Copy everything in the data below exactly except the pictures.

**Data extract:**
>>>>>

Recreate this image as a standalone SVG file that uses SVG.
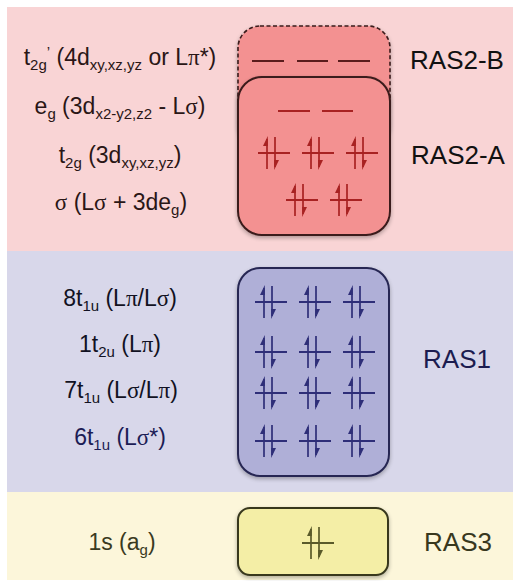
<svg xmlns="http://www.w3.org/2000/svg" xmlns:xlink="http://www.w3.org/1999/xlink" width="515" height="581" viewBox="0 0 515 581">
<style>
  .lbl { font-family: "Liberation Sans", Arial, sans-serif; font-size: 23px; text-anchor: middle; }
  .ras { font-family: "Liberation Sans", Arial, sans-serif; font-size: 26px; text-anchor: middle; }
  .gk { font-family: "Liberation Serif", "Times New Roman", serif; }
  .pink-t { fill: #2a1616; }
  .blue-t { fill: #111122; }
  .navy-t { fill: #1c1c55; }
  .olive-t { fill: #3a3a1e; }
  .box { stroke-width: 2; }
  .lvl { stroke-width: 2; fill: none; }
  .pr { stroke-width: 1.7; }
</style>
<defs>
  <filter id="sh" x="-10%" y="-10%" width="120%" height="125%">
    <feGaussianBlur in="SourceAlpha" stdDeviation="2"/>
    <feOffset dy="2"/>
    <feComponentTransfer><feFuncA type="linear" slope="0.3"/></feComponentTransfer>
    <feMerge><feMergeNode/><feMergeNode in="SourceGraphic"/></feMerge>
  </filter>
  <g id="pair">
    <line x1="-16" y1="0" x2="16" y2="0" stroke-width="2"/>
    <line x1="-7" y1="16" x2="-7" y2="-14"/>
    <polygon points="-6.2,-17 -11,-7 -6.2,-7" stroke="none"/>
    <line x1="1" y1="-16" x2="1" y2="14"/>
    <polygon points="0.2,17 5,7 0.2,7" stroke="none"/>
  </g>
</defs>

<!-- bands -->
<rect x="7" y="7" width="506" height="244" fill="#f9d4d5"/>
<rect x="7" y="251" width="506" height="241" fill="#d8d7ea"/>
<rect x="7" y="492" width="506" height="88" fill="#fcf6da"/>

<!-- RAS2 -->
<g id="ras2b">
  <rect x="238" y="26" width="152" height="120" rx="22" fill="#f39191" stroke="#3a1a1a" stroke-width="1.6" stroke-dasharray="4 2.5" filter="url(#sh)"/>
  <g class="lvl" stroke="#5a1c1c">
    <line x1="252" y1="61" x2="284" y2="61"/>
    <line x1="297" y1="61" x2="328" y2="61"/>
    <line x1="338" y1="61" x2="370" y2="61"/>
  </g>
  <text class="ras" x="457" y="69" fill="#111">RAS2-B</text>
</g>
<g id="ras2a">
  <rect class="box" x="238" y="77" width="152" height="158" rx="24" fill="#f39191" stroke="#3a1a1a" filter="url(#sh)"/>
  <g class="lvl" stroke="#a82222">
    <line x1="278" y1="111" x2="310" y2="111"/>
    <line x1="322" y1="111" x2="353" y2="111"/>
  </g>
  <g class="pr" stroke="#a82222" fill="#a82222">
    <use xlink:href="#pair" x="274" y="153"/>
    <use xlink:href="#pair" x="318" y="153"/>
    <use xlink:href="#pair" x="362" y="153"/>
    <use xlink:href="#pair" x="302" y="200"/>
    <use xlink:href="#pair" x="346" y="200"/>
  </g>
  <text class="ras" x="458" y="164" fill="#111">RAS2-A</text>
</g>
<g id="labels-ras2" class="lbl pink-t">
  <text x="120" y="65">t<tspan font-size="15" dy="5">2g</tspan><tspan font-size="15" dy="-13">’</tspan><tspan dy="8"> (4d</tspan><tspan font-size="15" dy="5">xy,xz,yz</tspan><tspan dy="-5"> or L</tspan><tspan class="gk">π</tspan>*)</text>
  <text x="120" y="114">e<tspan font-size="15" dy="5">g</tspan><tspan dy="-5"> (3d</tspan><tspan font-size="15" dy="5">x2-y2,z2</tspan><tspan dy="-5"> - L</tspan><tspan class="gk">σ</tspan>)</text>
  <text x="120" y="163">t<tspan font-size="15" dy="5">2g</tspan><tspan dy="-5"> (3d</tspan><tspan font-size="15" dy="5">xy,xz,yz</tspan><tspan dy="-5">)</tspan></text>
  <text x="121" y="210"><tspan class="gk">σ</tspan>  (L<tspan class="gk">σ</tspan> + 3de<tspan font-size="15" dy="5">g</tspan><tspan dy="-5">)</tspan></text>
</g>

<!-- RAS1 -->
<g id="ras1">
  <rect class="box" x="238" y="268" width="151" height="208" rx="22" fill="#afafd7" stroke="#262652" filter="url(#sh)"/>
  <g class="pr" stroke="#2e2e78" fill="#2e2e78">
    <use xlink:href="#pair" x="271" y="302"/>
    <use xlink:href="#pair" x="315" y="302"/>
    <use xlink:href="#pair" x="359" y="302"/>
    <use xlink:href="#pair" x="271" y="352"/>
    <use xlink:href="#pair" x="315" y="352"/>
    <use xlink:href="#pair" x="359" y="352"/>
    <use xlink:href="#pair" x="271" y="393"/>
    <use xlink:href="#pair" x="315" y="393"/>
    <use xlink:href="#pair" x="359" y="393"/>
    <use xlink:href="#pair" x="271" y="441"/>
    <use xlink:href="#pair" x="315" y="441"/>
    <use xlink:href="#pair" x="359" y="441"/>
  </g>
  <text class="ras" x="457" y="368" fill="#1c1c50">RAS1</text>
</g>
<g id="labels-ras1" class="lbl">
  <text class="blue-t" x="120" y="306">8t<tspan font-size="15" dy="5">1u</tspan><tspan dy="-5"> (L</tspan><tspan class="gk">π</tspan>/L<tspan class="gk">σ</tspan>)</text>
  <text class="blue-t" x="120" y="352">1t<tspan font-size="15" dy="5">2u</tspan><tspan dy="-5"> (L</tspan><tspan class="gk">π</tspan>)</text>
  <text class="blue-t" x="121" y="398">7t<tspan font-size="15" dy="5">1u</tspan><tspan dy="-5"> (L</tspan><tspan class="gk">σ</tspan>/L<tspan class="gk">π</tspan>)</text>
  <text class="navy-t" x="120" y="445">6t<tspan font-size="15" dy="5">1u</tspan><tspan dy="-5"> (L</tspan><tspan class="gk">σ</tspan>*)</text>
</g>

<!-- RAS3 -->
<g id="ras3">
  <rect class="box" x="238" y="508" width="150" height="67" rx="12" fill="#f4eea6" stroke="#38381e" filter="url(#sh)"/>
  <g class="pr" stroke="#5a5a2a" fill="#5a5a2a">
    <use xlink:href="#pair" x="318" y="543"/>
  </g>
  <text class="ras" x="458" y="551" fill="#38381e">RAS3</text>
</g>
<g id="labels-ras3" class="lbl">
  <text class="olive-t" x="122" y="550">1s (a<tspan font-size="15" dy="5">g</tspan><tspan dy="-5">)</tspan></text>
</g>
</svg>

<<<<<

**Output for this task:**
Recreate this image as a standalone SVG file that uses SVG.
<svg xmlns="http://www.w3.org/2000/svg" xmlns:xlink="http://www.w3.org/1999/xlink" width="515" height="581" viewBox="0 0 515 581">
<style>
  .lbl { font-family: "Liberation Sans", Arial, sans-serif; font-size: 23px; text-anchor: middle; }
  .ras { font-family: "Liberation Sans", Arial, sans-serif; font-size: 26px; text-anchor: middle; }
  .gk { font-family: "Liberation Serif", "Times New Roman", serif; }
  .pink-t { fill: #2a1616; }
  .blue-t { fill: #111122; }
  .navy-t { fill: #1c1c55; }
  .olive-t { fill: #3a3a1e; }
  .box { stroke-width: 2; }
  .lvl { stroke-width: 2; fill: none; }
  .pr { stroke-width: 1.7; }
</style>
<defs>
  <filter id="sh" x="-10%" y="-10%" width="120%" height="125%">
    <feGaussianBlur in="SourceAlpha" stdDeviation="2"/>
    <feOffset dy="2"/>
    <feComponentTransfer><feFuncA type="linear" slope="0.3"/></feComponentTransfer>
    <feMerge><feMergeNode/><feMergeNode in="SourceGraphic"/></feMerge>
  </filter>
  <g id="pair">
    <line x1="-16" y1="0" x2="16" y2="0" stroke-width="2"/>
    <line x1="-7" y1="16" x2="-7" y2="-14"/>
    <polygon points="-6.2,-17 -11,-7 -6.2,-7" stroke="none"/>
    <line x1="1" y1="-16" x2="1" y2="14"/>
    <polygon points="0.2,17 5,7 0.2,7" stroke="none"/>
  </g>
</defs>

<!-- bands -->
<rect x="7" y="7" width="506" height="244" fill="#f9d4d5"/>
<rect x="7" y="251" width="506" height="241" fill="#d8d7ea"/>
<rect x="7" y="492" width="506" height="88" fill="#fcf6da"/>

<!-- RAS2 -->
<g id="ras2b">
  <rect x="238" y="26" width="152" height="120" rx="22" fill="#f39191" stroke="#3a1a1a" stroke-width="1.6" stroke-dasharray="4 2.5" filter="url(#sh)"/>
  <g class="lvl" stroke="#5a1c1c">
    <line x1="252" y1="61" x2="284" y2="61"/>
    <line x1="297" y1="61" x2="328" y2="61"/>
    <line x1="338" y1="61" x2="370" y2="61"/>
  </g>
  <text class="ras" x="457" y="69" fill="#111">RAS2-B</text>
</g>
<g id="ras2a">
  <rect class="box" x="238" y="77" width="152" height="158" rx="24" fill="#f39191" stroke="#3a1a1a" filter="url(#sh)"/>
  <g class="lvl" stroke="#a82222">
    <line x1="278" y1="111" x2="310" y2="111"/>
    <line x1="322" y1="111" x2="353" y2="111"/>
  </g>
  <g class="pr" stroke="#a82222" fill="#a82222">
    <use xlink:href="#pair" x="274" y="153"/>
    <use xlink:href="#pair" x="318" y="153"/>
    <use xlink:href="#pair" x="362" y="153"/>
    <use xlink:href="#pair" x="302" y="200"/>
    <use xlink:href="#pair" x="346" y="200"/>
  </g>
  <text class="ras" x="458" y="164" fill="#111">RAS2-A</text>
</g>
<g id="labels-ras2" class="lbl pink-t">
  <text x="120" y="65">t<tspan font-size="15" dy="5">2g</tspan><tspan font-size="15" dy="-13">’</tspan><tspan dy="8"> (4d</tspan><tspan font-size="15" dy="5">xy,xz,yz</tspan><tspan dy="-5"> or L</tspan><tspan class="gk">π</tspan>*)</text>
  <text x="120" y="114">e<tspan font-size="15" dy="5">g</tspan><tspan dy="-5"> (3d</tspan><tspan font-size="15" dy="5">x2-y2,z2</tspan><tspan dy="-5"> - L</tspan><tspan class="gk">σ</tspan>)</text>
  <text x="120" y="163">t<tspan font-size="15" dy="5">2g</tspan><tspan dy="-5"> (3d</tspan><tspan font-size="15" dy="5">xy,xz,yz</tspan><tspan dy="-5">)</tspan></text>
  <text x="121" y="210"><tspan class="gk">σ</tspan>  (L<tspan class="gk">σ</tspan> + 3de<tspan font-size="15" dy="5">g</tspan><tspan dy="-5">)</tspan></text>
</g>

<!-- RAS1 -->
<g id="ras1">
  <rect class="box" x="238" y="268" width="151" height="208" rx="22" fill="#afafd7" stroke="#262652" filter="url(#sh)"/>
  <g class="pr" stroke="#2e2e78" fill="#2e2e78">
    <use xlink:href="#pair" x="271" y="302"/>
    <use xlink:href="#pair" x="315" y="302"/>
    <use xlink:href="#pair" x="359" y="302"/>
    <use xlink:href="#pair" x="271" y="352"/>
    <use xlink:href="#pair" x="315" y="352"/>
    <use xlink:href="#pair" x="359" y="352"/>
    <use xlink:href="#pair" x="271" y="393"/>
    <use xlink:href="#pair" x="315" y="393"/>
    <use xlink:href="#pair" x="359" y="393"/>
    <use xlink:href="#pair" x="271" y="441"/>
    <use xlink:href="#pair" x="315" y="441"/>
    <use xlink:href="#pair" x="359" y="441"/>
  </g>
  <text class="ras" x="457" y="368" fill="#1c1c50">RAS1</text>
</g>
<g id="labels-ras1" class="lbl">
  <text class="blue-t" x="120" y="306">8t<tspan font-size="15" dy="5">1u</tspan><tspan dy="-5"> (L</tspan><tspan class="gk">π</tspan>/L<tspan class="gk">σ</tspan>)</text>
  <text class="blue-t" x="120" y="352">1t<tspan font-size="15" dy="5">2u</tspan><tspan dy="-5"> (L</tspan><tspan class="gk">π</tspan>)</text>
  <text class="blue-t" x="121" y="398">7t<tspan font-size="15" dy="5">1u</tspan><tspan dy="-5"> (L</tspan><tspan class="gk">σ</tspan>/L<tspan class="gk">π</tspan>)</text>
  <text class="navy-t" x="120" y="445">6t<tspan font-size="15" dy="5">1u</tspan><tspan dy="-5"> (L</tspan><tspan class="gk">σ</tspan>*)</text>
</g>

<!-- RAS3 -->
<g id="ras3">
  <rect class="box" x="238" y="508" width="150" height="67" rx="12" fill="#f4eea6" stroke="#38381e" filter="url(#sh)"/>
  <g class="pr" stroke="#5a5a2a" fill="#5a5a2a">
    <use xlink:href="#pair" x="318" y="543"/>
  </g>
  <text class="ras" x="458" y="551" fill="#38381e">RAS3</text>
</g>
<g id="labels-ras3" class="lbl">
  <text class="olive-t" x="122" y="550">1s (a<tspan font-size="15" dy="5">g</tspan><tspan dy="-5">)</tspan></text>
</g>
</svg>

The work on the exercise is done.